**Source excerpt:**

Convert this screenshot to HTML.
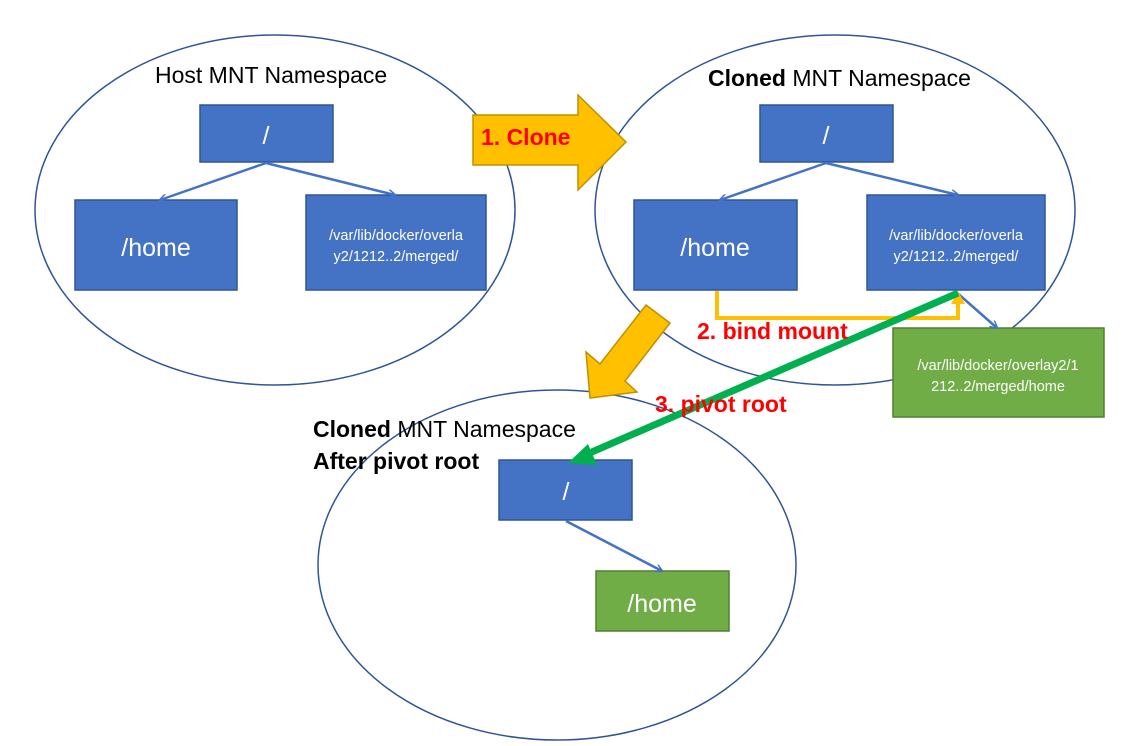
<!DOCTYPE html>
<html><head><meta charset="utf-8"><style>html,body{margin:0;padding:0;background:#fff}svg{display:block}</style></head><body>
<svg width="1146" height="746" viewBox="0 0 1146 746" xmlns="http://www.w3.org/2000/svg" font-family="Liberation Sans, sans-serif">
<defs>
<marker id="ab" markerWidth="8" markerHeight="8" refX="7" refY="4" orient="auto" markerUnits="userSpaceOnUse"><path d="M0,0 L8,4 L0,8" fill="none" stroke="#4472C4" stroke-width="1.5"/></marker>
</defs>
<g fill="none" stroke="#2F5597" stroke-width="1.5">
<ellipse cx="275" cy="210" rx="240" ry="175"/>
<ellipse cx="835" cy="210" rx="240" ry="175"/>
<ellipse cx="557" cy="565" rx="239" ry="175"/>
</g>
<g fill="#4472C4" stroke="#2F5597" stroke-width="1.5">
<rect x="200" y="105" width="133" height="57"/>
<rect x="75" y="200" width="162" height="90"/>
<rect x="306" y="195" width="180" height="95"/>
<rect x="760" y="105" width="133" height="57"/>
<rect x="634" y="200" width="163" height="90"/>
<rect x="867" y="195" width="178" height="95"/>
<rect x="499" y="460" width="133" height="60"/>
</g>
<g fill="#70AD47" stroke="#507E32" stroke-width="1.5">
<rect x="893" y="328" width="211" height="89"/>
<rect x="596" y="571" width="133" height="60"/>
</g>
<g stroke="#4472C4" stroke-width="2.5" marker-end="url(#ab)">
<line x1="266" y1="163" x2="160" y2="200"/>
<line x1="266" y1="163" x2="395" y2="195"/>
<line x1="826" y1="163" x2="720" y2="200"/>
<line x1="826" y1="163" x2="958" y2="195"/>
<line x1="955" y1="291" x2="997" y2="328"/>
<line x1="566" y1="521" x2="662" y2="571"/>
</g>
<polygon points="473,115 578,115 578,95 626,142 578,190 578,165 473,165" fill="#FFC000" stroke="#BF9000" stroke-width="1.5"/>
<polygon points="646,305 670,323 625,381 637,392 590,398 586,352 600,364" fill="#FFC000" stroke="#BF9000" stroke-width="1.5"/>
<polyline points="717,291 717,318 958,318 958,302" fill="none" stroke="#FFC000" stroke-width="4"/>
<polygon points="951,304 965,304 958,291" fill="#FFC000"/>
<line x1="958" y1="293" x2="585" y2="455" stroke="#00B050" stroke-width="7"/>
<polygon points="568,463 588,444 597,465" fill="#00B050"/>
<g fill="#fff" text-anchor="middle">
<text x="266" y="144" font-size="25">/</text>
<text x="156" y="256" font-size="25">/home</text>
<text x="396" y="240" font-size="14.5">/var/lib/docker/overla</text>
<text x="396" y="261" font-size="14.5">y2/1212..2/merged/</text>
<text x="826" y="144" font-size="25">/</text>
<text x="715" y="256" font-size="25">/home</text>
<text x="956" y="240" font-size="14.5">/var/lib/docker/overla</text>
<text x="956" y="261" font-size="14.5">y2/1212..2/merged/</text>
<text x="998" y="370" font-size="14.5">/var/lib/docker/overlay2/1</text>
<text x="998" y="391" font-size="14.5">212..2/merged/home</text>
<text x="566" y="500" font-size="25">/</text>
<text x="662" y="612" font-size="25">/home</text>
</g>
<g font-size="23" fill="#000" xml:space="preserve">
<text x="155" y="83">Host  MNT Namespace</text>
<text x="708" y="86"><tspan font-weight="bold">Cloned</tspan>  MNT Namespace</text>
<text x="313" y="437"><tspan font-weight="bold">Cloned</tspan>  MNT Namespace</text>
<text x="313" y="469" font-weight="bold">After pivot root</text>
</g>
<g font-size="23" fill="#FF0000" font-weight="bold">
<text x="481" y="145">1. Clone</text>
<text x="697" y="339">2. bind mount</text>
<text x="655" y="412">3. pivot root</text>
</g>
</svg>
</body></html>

**What is being asked:**
Give the material again exactly as it is, but keep the pictures out.

**Response below:**
Convert this screenshot to HTML.
<!DOCTYPE html>
<html><head><meta charset="utf-8"><style>html,body{margin:0;padding:0;background:#fff}svg{display:block}</style></head><body>
<svg width="1146" height="746" viewBox="0 0 1146 746" xmlns="http://www.w3.org/2000/svg" font-family="Liberation Sans, sans-serif">
<defs>
<marker id="ab" markerWidth="8" markerHeight="8" refX="7" refY="4" orient="auto" markerUnits="userSpaceOnUse"><path d="M0,0 L8,4 L0,8" fill="none" stroke="#4472C4" stroke-width="1.5"/></marker>
</defs>
<g fill="none" stroke="#2F5597" stroke-width="1.5">
<ellipse cx="275" cy="210" rx="240" ry="175"/>
<ellipse cx="835" cy="210" rx="240" ry="175"/>
<ellipse cx="557" cy="565" rx="239" ry="175"/>
</g>
<g fill="#4472C4" stroke="#2F5597" stroke-width="1.5">
<rect x="200" y="105" width="133" height="57"/>
<rect x="75" y="200" width="162" height="90"/>
<rect x="306" y="195" width="180" height="95"/>
<rect x="760" y="105" width="133" height="57"/>
<rect x="634" y="200" width="163" height="90"/>
<rect x="867" y="195" width="178" height="95"/>
<rect x="499" y="460" width="133" height="60"/>
</g>
<g fill="#70AD47" stroke="#507E32" stroke-width="1.5">
<rect x="893" y="328" width="211" height="89"/>
<rect x="596" y="571" width="133" height="60"/>
</g>
<g stroke="#4472C4" stroke-width="2.5" marker-end="url(#ab)">
<line x1="266" y1="163" x2="160" y2="200"/>
<line x1="266" y1="163" x2="395" y2="195"/>
<line x1="826" y1="163" x2="720" y2="200"/>
<line x1="826" y1="163" x2="958" y2="195"/>
<line x1="955" y1="291" x2="997" y2="328"/>
<line x1="566" y1="521" x2="662" y2="571"/>
</g>
<polygon points="473,115 578,115 578,95 626,142 578,190 578,165 473,165" fill="#FFC000" stroke="#BF9000" stroke-width="1.5"/>
<polygon points="646,305 670,323 625,381 637,392 590,398 586,352 600,364" fill="#FFC000" stroke="#BF9000" stroke-width="1.5"/>
<polyline points="717,291 717,318 958,318 958,302" fill="none" stroke="#FFC000" stroke-width="4"/>
<polygon points="951,304 965,304 958,291" fill="#FFC000"/>
<line x1="958" y1="293" x2="585" y2="455" stroke="#00B050" stroke-width="7"/>
<polygon points="568,463 588,444 597,465" fill="#00B050"/>
<g fill="#fff" text-anchor="middle">
<text x="266" y="144" font-size="25">/</text>
<text x="156" y="256" font-size="25">/home</text>
<text x="396" y="240" font-size="14.5">/var/lib/docker/overla</text>
<text x="396" y="261" font-size="14.5">y2/1212..2/merged/</text>
<text x="826" y="144" font-size="25">/</text>
<text x="715" y="256" font-size="25">/home</text>
<text x="956" y="240" font-size="14.5">/var/lib/docker/overla</text>
<text x="956" y="261" font-size="14.5">y2/1212..2/merged/</text>
<text x="998" y="370" font-size="14.5">/var/lib/docker/overlay2/1</text>
<text x="998" y="391" font-size="14.5">212..2/merged/home</text>
<text x="566" y="500" font-size="25">/</text>
<text x="662" y="612" font-size="25">/home</text>
</g>
<g font-size="23" fill="#000" xml:space="preserve">
<text x="155" y="83">Host  MNT Namespace</text>
<text x="708" y="86"><tspan font-weight="bold">Cloned</tspan>  MNT Namespace</text>
<text x="313" y="437"><tspan font-weight="bold">Cloned</tspan>  MNT Namespace</text>
<text x="313" y="469" font-weight="bold">After pivot root</text>
</g>
<g font-size="23" fill="#FF0000" font-weight="bold">
<text x="481" y="145">1. Clone</text>
<text x="697" y="339">2. bind mount</text>
<text x="655" y="412">3. pivot root</text>
</g>
</svg>
</body></html>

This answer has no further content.